CHALLENGE → Only the lines from the start of the data below through the line that contains "-0.558, -0.679];" are to be copied, exactly and without pictures.

DATA LINES →
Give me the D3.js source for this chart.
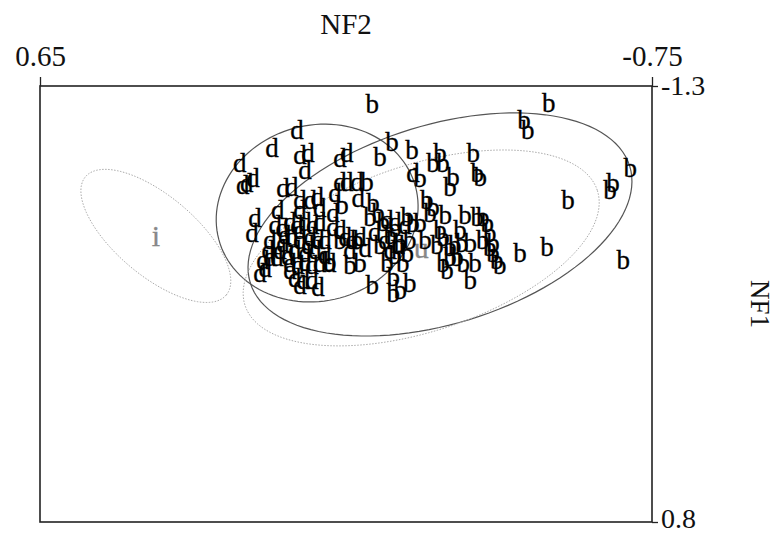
<!DOCTYPE html>
<html>
<head>
<meta charset="utf-8">
<script src="https://cdn.jsdelivr.net/npm/d3@7"></script>
<style>
  body { margin: 0; background: #fff; }
  svg text { font-family: "Liberation Serif", "Times New Roman", serif; }
</style>
</head>
<body>
<div id="chart"></div>
<script>
// axis ranges and tick labels
var nf2Ticks = [0.65, -0.75];
var nf1Ticks = [-1.3, 0.8];

// group "b" individuals: NF2, NF1
var bNF2 = [-0.110, -0.514, -0.457, -0.466, -0.155, -0.128, -0.201, -0.265, -0.341, -0.249,
            -0.272, -0.295, -0.350, -0.357, -0.288, -0.219, -0.098, -0.041, -0.105, -0.123,
            -0.112, -0.700, -0.661, -0.654, -0.558, -0.684, -0.510, -0.448, -0.235, -0.249,
            -0.242, -0.350, -0.363, -0.373, -0.379, -0.386, -0.265, -0.272, -0.288, -0.288,
            -0.304, -0.318, -0.334, -0.272, -0.281, -0.363, -0.379, -0.386, -0.395, -0.402,
            -0.334, -0.190, -0.203, -0.219, -0.174, -0.190, -0.180, -0.196, -0.174, -0.158,
            -0.110, -0.059, -0.082, -0.144, -0.158, -0.128, -0.151, -0.075, -0.036, -0.013,
            -0.135, -0.162, -0.231, -0.315, -0.299, -0.277, -0.311, -0.258, -0.345, -0.162,
            -0.196, -0.322];
var bNF1 = [-1.213, -1.218, -1.136, -1.088, -1.030, -0.958, -0.992, -0.977, -0.977, -0.929,
            -0.929, -0.862, -0.881, -0.862, -0.814, -0.857, -0.838, -0.727, -0.669, -0.688,
            -0.736, -0.905, -0.833, -0.799, -0.751, -0.462, -0.525, -0.496, -0.751, -0.717,
            -0.688, -0.669, -0.669, -0.640, -0.592, -0.544, -0.606, -0.573, -0.525, -0.476,
            -0.476, -0.447, -0.366, -0.447, -0.414, -0.558, -0.525, -0.496, -0.462, -0.438,
            -0.544, -0.669, -0.640, -0.640, -0.544, -0.496, -0.447, -0.351, -0.317, -0.303,
            -0.342, -0.438, -0.447, -0.447, -0.380, -0.534, -0.582, -0.558, -0.558, -0.452,
            -0.645, -0.616, -0.558, -0.544, -0.534, -0.679, -0.606, -0.534, -0.447, -0.486,
            -0.558, -0.679];

// group "d" individuals: NF2, NF1
var dNF2 = [0.062, 0.119, 0.193, 0.055, 0.037, 0.044, -0.036, -0.052, 0.177, 0.163,
            0.094, 0.074, -0.036, -0.052, -0.075, 0.055, 0.032, 0.016, -0.025, -0.078,
            0.158, 0.165, 0.106, 0.112, 0.096, 0.078, 0.062, 0.044, 0.026, 0.010,
            0.074, 0.055, 0.032, 0.014, 0.067, 0.044, 0.021, -0.020, -0.020, -0.048,
            -0.064, -0.082, -0.059, -0.094, 0.140, 0.124, 0.108, 0.147, 0.135, 0.078,
            0.060, 0.044, 0.028, 0.010, 0.067, 0.048, 0.028, 0.014, -0.013, -0.144,
            -0.162, -0.185, -0.151, -0.169, -0.139, -0.116, -0.036, 0.094, 0.083, -0.002,
            -0.203, 0.055, 0.010, 0.124, 0.186, 0.090, 0.055, 0.037, 0.078, 0.055,
            0.101, -0.002, 0.128];
var dNF1 = [-1.088, -1.001, -0.929, -0.968, -0.977, -0.895, -0.953, -0.977, -0.833, -0.857,
            -0.809, -0.814, -0.838, -0.838, -0.838, -0.751, -0.751, -0.765, -0.785, -0.761,
            -0.664, -0.592, -0.703, -0.631, -0.616, -0.645, -0.631, -0.645, -0.631, -0.645,
            -0.573, -0.558, -0.573, -0.558, -0.510, -0.496, -0.510, -0.621, -0.688, -0.573,
            -0.558, -0.573, -0.510, -0.520, -0.462, -0.476, -0.476, -0.399, -0.423, -0.447,
            -0.438, -0.452, -0.438, -0.447, -0.375, -0.366, -0.366, -0.332, -0.447, -0.655,
            -0.645, -0.631, -0.510, -0.534, -0.558, -0.597, -0.606, -0.544, -0.481, -0.558,
            -0.881, -0.703, -0.712, -0.558, -0.823, -0.582, -0.606, -0.534, -0.414, -0.342,
            -0.510, -0.486, -0.510];

// class ellipses: centre and two conjugate semi-axes (NF2, NF1)
var classNames = ['b', 'd', 'i', 'u'];
var classCx    = [-0.265, 0.016, 0.385, -0.222];
var classCy    = [-0.633, -0.688, -0.578, -0.520];
var classUx    = [-0.434, -0.225, -0.161, -0.403];
var classUy    = [-0.281, -0.127, 0.285, -0.277];
var classVx    = [-0.067, -0.052, 0.059, -0.059];
var classVy    = [0.458, 0.409, 0.147, 0.382];
var classShown = [true, true, false, false];   // individuals plotted or not

var width = 778, height = 534;
var margin = { top: 86, right: 126, bottom: 12, left: 40 };
var serif = '"Liberation Serif", "Times New Roman", serif';

var svg = d3.select('#chart').append('svg')
	.attr('width', width)
	.attr('height', height);

var x = d3.scaleLinear().domain([nf2Ticks[0], nf2Ticks[1]]).range([margin.left, width - margin.right]);
var y = d3.scaleLinear().domain([nf1Ticks[0], nf1Ticks[1]]).range([margin.top, height - margin.bottom]);

// box
svg.append('rect')
	.attr('x', x.range()[0])
	.attr('y', y.range()[0])
	.attr('width', x.range()[1] - x.range()[0])
	.attr('height', y.range()[1] - y.range()[0])
	.attr('fill', 'none')
	.attr('stroke', '#222')
	.attr('stroke-width', 1.6);

// top axis (NF2)
var plain = function(d) { return String(d); };
var topAxis = svg.append('g')
	.attr('transform', 'translate(0,' + y.range()[0] + ')')
	.call(d3.axisTop(x).tickValues(nf2Ticks).tickSize(9).tickSizeOuter(0).tickPadding(11).tickFormat(plain));
topAxis.select('.domain').remove();
topAxis.selectAll('line').attr('stroke', '#222').attr('stroke-width', 1.3);
topAxis.selectAll('text').attr('font-size', '29px').attr('fill', '#111')
	.style('font-family', serif);

// right axis (NF1)
var rightAxis = svg.append('g')
	.attr('transform', 'translate(' + x.range()[1] + ',0)')
	.call(d3.axisRight(y).tickValues(nf1Ticks).tickSize(6).tickSizeOuter(0).tickPadding(3).tickFormat(plain));
rightAxis.select('.domain').remove();
rightAxis.selectAll('line').attr('stroke', '#222').attr('stroke-width', 1.3);
rightAxis.selectAll('text').attr('font-size', '28px').attr('fill', '#111')
	.style('font-family', serif);
rightAxis.selectAll('.tick').filter(function(d) { return d === nf1Ticks[1]; })
	.select('text').attr('dy', '0.2em');

// axis titles
svg.append('text')
	.attr('x', (x.range()[0] + x.range()[1]) / 2)
	.attr('y', 34)
	.attr('text-anchor', 'middle')
	.attr('font-size', '29px')
	.attr('fill', '#111')
	.text('NF2');

svg.append('text')
	.attr('transform', 'translate(760,' + ((y.range()[0] + y.range()[1]) / 2) + ') rotate(90)')
	.attr('text-anchor', 'middle')
	.attr('dy', '0.35em')
	.attr('font-size', '27px')
	.attr('fill', '#111')
	.text('NF1');

// ellipses
var steps = d3.range(0, 121).map(function(k) { return k / 120 * 2 * Math.PI; });
var line = d3.line()
	.x(function(p) { return x(p[0]); })
	.y(function(p) { return y(p[1]); });

classNames.forEach(function(name, i) {
	var pts = steps.map(function(t) {
		return [classCx[i] + classUx[i] * Math.cos(t) + classVx[i] * Math.sin(t),
		        classCy[i] + classUy[i] * Math.cos(t) + classVy[i] * Math.sin(t)];
	});
	svg.append('path')
		.attr('d', line(pts))
		.attr('fill', 'none')
		.attr('stroke', classShown[i] ? '#555' : '#aaa')
		.attr('stroke-width', classShown[i] ? 1.2 : 1)
		.attr('stroke-dasharray', classShown[i] ? null : '1.5,1.5');
});

// hidden-class labels in grey
classNames.forEach(function(name, i) {
	if (classShown[i]) return;
	svg.append('text')
		.attr('x', x(classCx[i]))
		.attr('y', y(classCy[i]))
		.attr('dy', '0.34em')
		.attr('text-anchor', 'middle')
		.attr('font-size', '30px')
		.attr('fill', '#888')
		.attr('stroke', '#888')
		.attr('stroke-width', 0.3)
		.text(name);
});

// individuals as letters
function drawLetters(xs, ys, label) {
	svg.append('g').selectAll('text')
		.data(xs)
		.enter()
		.append('text')
		.attr('x', function(d) { return x(d); })
		.attr('y', function(d, i) { return y(ys[i]); })
		.attr('dy', '0.34em')
		.attr('text-anchor', 'middle')
		.attr('font-size', '27px')
		.attr('fill', '#000')
		.attr('stroke', '#000')
		.attr('stroke-width', 0.3)
		.text(label);
}
drawLetters(dNF2, dNF1, 'd');
drawLetters(bNF2, bNF1, 'b');
</script>
</body>
</html>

EXERCISE SOLUTION →
Give me the D3.js source for this chart.
<!DOCTYPE html>
<html>
<head>
<meta charset="utf-8">
<script src="https://cdn.jsdelivr.net/npm/d3@7"></script>
<style>
  body { margin: 0; background: #fff; }
  svg text { font-family: "Liberation Serif", "Times New Roman", serif; }
</style>
</head>
<body>
<div id="chart"></div>
<script>
// axis ranges and tick labels
var nf2Ticks = [0.65, -0.75];
var nf1Ticks = [-1.3, 0.8];

// group "b" individuals: NF2, NF1
var bNF2 = [-0.110, -0.514, -0.457, -0.466, -0.155, -0.128, -0.201, -0.265, -0.341, -0.249,
            -0.272, -0.295, -0.350, -0.357, -0.288, -0.219, -0.098, -0.041, -0.105, -0.123,
            -0.112, -0.700, -0.661, -0.654, -0.558, -0.684, -0.510, -0.448, -0.235, -0.249,
            -0.242, -0.350, -0.363, -0.373, -0.379, -0.386, -0.265, -0.272, -0.288, -0.288,
            -0.304, -0.318, -0.334, -0.272, -0.281, -0.363, -0.379, -0.386, -0.395, -0.402,
            -0.334, -0.190, -0.203, -0.219, -0.174, -0.190, -0.180, -0.196, -0.174, -0.158,
            -0.110, -0.059, -0.082, -0.144, -0.158, -0.128, -0.151, -0.075, -0.036, -0.013,
            -0.135, -0.162, -0.231, -0.315, -0.299, -0.277, -0.311, -0.258, -0.345, -0.162,
            -0.196, -0.322];
var bNF1 = [-1.213, -1.218, -1.136, -1.088, -1.030, -0.958, -0.992, -0.977, -0.977, -0.929,
            -0.929, -0.862, -0.881, -0.862, -0.814, -0.857, -0.838, -0.727, -0.669, -0.688,
            -0.736, -0.905, -0.833, -0.799, -0.751, -0.462, -0.525, -0.496, -0.751, -0.717,
            -0.688, -0.669, -0.669, -0.640, -0.592, -0.544, -0.606, -0.573, -0.525, -0.476,
            -0.476, -0.447, -0.366, -0.447, -0.414, -0.558, -0.525, -0.496, -0.462, -0.438,
            -0.544, -0.669, -0.640, -0.640, -0.544, -0.496, -0.447, -0.351, -0.317, -0.303,
            -0.342, -0.438, -0.447, -0.447, -0.380, -0.534, -0.582, -0.558, -0.558, -0.452,
            -0.645, -0.616, -0.558, -0.544, -0.534, -0.679, -0.606, -0.534, -0.447, -0.486,
            -0.558, -0.679];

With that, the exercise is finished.